The significance of working with the Turner painting in England—or, as she calls it, “the colonizers’ land”—does not escape her. “To be honest, I’m always thinking about the Middle Passage—it’s foundational to a lot of the things I’m concerned about,” Perry told GARAGE. “This Turner painting was first shown at the Royal Academy, which is just down the block.”
For an artist who nominally works in digital media, Perry engages her audience’s physical body to an unprecedented degree. Two works in the show have their video screens attached to exercise machines, their chambers filled with hair gel. You can pedal or row while you watch, but it’s heavy going and gets you nowhere. “These works are about efficiency culture and productivity,” she explained. “I land there because I’m fat and I’m a black woman—there are all of these things pulling at my flesh.”

Perry connects productivity culture to Just World theory: the Judeo-Christian rooted idea that if you’re a good person, good things will happen to you—and vice versa. “In the American frame, that is the ‘pull your self up by your bootstraps’ ideology,” Perry said. “Scientists at Virginia Commonwealth University had this test case and found that the African American subjects who believed in Just World theory wound up having higher levels of stress and problems with the heart. So my conclusion is that if you believe in the ideology of that country, you are likely to die faster.”
Perry's works render physical labor both overwhelmingly tough and unrewarding. As you struggle to pedal on Graft and Ash for a Three-Monitor Workstation (2016), you are faced with the artist’s avatar, furnished with double eyelids, as if possessed or alien, talking about productivity and acceptable behavior. “We’re told we should live up to our potential,” chimes the avatar, before noting the risk involved in “just being ourselves.”

Attempting to row on Wet and Wavy—Typhoon coming on for a Three-Monitor Workstation (2016) you head, sickeningly, for another animation of Slave Ship. Perry’s work problematizes what it means to strive to be a productive citizen, suggesting that compliance renders you just another cog in the machine.
There are links here, too, between Just World theory and the no less judgmental secular cults of wellness and self-improvement. “Wellness culture has decided that we are supposed to be highly positive people who work on ourselves from the inside out,” observed the artist. “For us to survive it requires us to do the exact opposite of what everyone expects. It requires us to rethink success, rethink productivity, and in doing that we have the tools to really shift what all those structures are.”

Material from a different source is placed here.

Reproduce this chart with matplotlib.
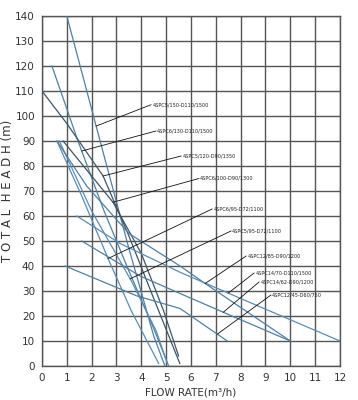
import matplotlib
matplotlib.use('Agg')
import matplotlib.pyplot as plt
import numpy as np

# pump curves: flow (m3/h) and head (m)
names = ['4SPC5/150-D110/1500', '4SPC6/130-D110/1500', '4SPC5/120-D90/1350',
         '4SPC6/100-D90/1300', '4SPC6/95-D72/1100', '4SPC5/95-D72/1100',
         '4SPC12/85-D90/1200', '4SPC14/70-D110/1500', '4SPC14/62-D90/1200',
         '4SPC12/45-D60/750']
flow_5_150 = [1.0, 2.34, 3.5, 4.5, 4.95]
head_5_150 = [140, 90, 47, 12, 0]
flow_6_130 = [0.4, 1.45, 2.5, 3.5, 4.5, 5.1]
head_6_130 = [120, 90, 62, 38, 15, 0]
flow_5_120 = [0.0, 1.0, 2.46, 3.5, 4.5, 5.55]
head_5_120 = [110, 97, 76, 52, 27, 1]
flow_6_100 = [0.85, 2.86, 4.0, 4.9, 5.5]
head_6_100 = [90, 65.5, 45, 22, 4]
flow_6_95 = [0.6, 1.6, 2.66, 3.6, 4.7]
head_6_95 = [90, 68, 43, 22, 1]
flow_5_95 = [0.7, 2.0, 3.6, 4.6, 5.05]
head_5_95 = [90, 62, 34, 14, 1]
flow_12_85 = [0.6, 1.8, 3.5, 5.56, 6.57, 10.0]
head_12_85 = [90, 72, 53, 40, 33, 10]
flow_14_70 = [1.4, 3.15, 5.56, 8.0, 12.0]
head_14_70 = [60, 49, 37.5, 27, 10]
flow_14_62 = [1.6, 3.95, 5.56, 7.3, 10.0]
head_14_62 = [50, 36, 29, 21.5, 10]
flow_12_45 = [0.93, 3.83, 5.56, 7.46]
head_12_45 = [40, 28, 23, 10]

flows = [flow_5_150, flow_6_130, flow_5_120, flow_6_100, flow_6_95, flow_5_95,
         flow_12_85, flow_14_70, flow_14_62, flow_12_45]
heads = [head_5_150, head_6_130, head_5_120, head_6_100, head_6_95, head_5_95,
         head_12_85, head_14_70, head_14_62, head_12_45]
colors = ['#4f80a3', '#4f80a3', '#3e5568', '#3e5568', '#5a8db3', '#5a8db3',
          '#4f80a3', '#5a8db3', '#4f80a3', '#4f80a3']

# where each label sits and where its leader touches the curve (x only)
label_xy = [(4.44, 104.5), (4.64, 94), (5.65, 84), (6.37, 75), (6.9, 62.8),
            (7.66, 54), (8.27, 44), (8.59, 37.2), (8.79, 33.6), (9.27, 28.4)]
touch_x = [2.18, 1.6, 2.46, 2.86, 2.66, 3.55, 6.57, 7.5, 7.3, 7.06]

fig = plt.figure(figsize=(3.58, 4.0), dpi=100)
ax = fig.add_axes([0.1173, 0.085, 0.8324, 0.875])

for f, h, c in zip(flows, heads, colors):
    ax.plot(f, h, color=c, lw=0.9, zorder=3)

for (lx, ly), tx, f, h, nm in zip(label_xy, touch_x, flows, heads, names):
    ty = np.interp(tx, f, h)
    ax.plot([tx, lx - 0.05], [ty, ly], color='#111111', lw=0.6, zorder=4)
    ax.text(lx, ly, nm, fontsize=3.6, color='#222222', va='center', ha='left', zorder=5)

ax.set_xlim(0, 12)
ax.set_ylim(0, 140)
ax.set_xticks(range(0, 13))
ax.set_yticks(range(0, 141, 10))
ax.grid(True, color='#555555', lw=1.0)
ax.set_axisbelow(True)
for s in ax.spines.values():
    s.set_color('#555555')
    s.set_linewidth(1.0)
ax.tick_params(length=0, labelsize=7.5, colors='#333333', pad=5)
ax.set_xlabel('FLOW RATE(m³/h)', fontsize=7.5, color='#333333', labelpad=3)
ax.set_ylabel('T O T A L  H E A D H (m)', fontsize=8.5, color='#333333', labelpad=1)

fig.savefig('out.png', dpi=100)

The politics of conforming, behaving, and getting by recur, forcefully, in the audio-visual collage TK (Suspicious Glorious Absence). Following the police killing of Freddie Gray, Perry tracked down disparate scraps of footage showing activist Kwame Rose speaking to Geraldo Rivera’s cameraman in Baltimore. Rose is told by Rivera that he’s making a fool of himself, accused of yelling, and that the crowd of protestors surrounding them are “vandals” who “want trouble.”
For Perry, the scene raises questions about who is afforded a platform. Why are individuals expressing hurt or anger rejected as candidates for our attention in favor of more compliant figures, those who conform to the template of professionalized media discourse and are less likely to project messy emotion and cause upset?

“This idea of a voice, of how to make your suffering palatable, is something I’ve been thinking about in relationship to abstraction,” said Perry, who shows the work against a projection of her own skin, in extreme close-up. Thus displayed, it creates an explicit parallel between abstraction in art and the abstraction of people, defined, perhaps, by the very organ Perry confronts us with so powerfully and unavoidably: skin. “How does political abstraction wind up happening?” asked the artist. “Who loses? Usually marginalized people.”
Sondra Perry: Typhoon Coming On is on view at the Serpentine Sackler Gallery, London, through May 20.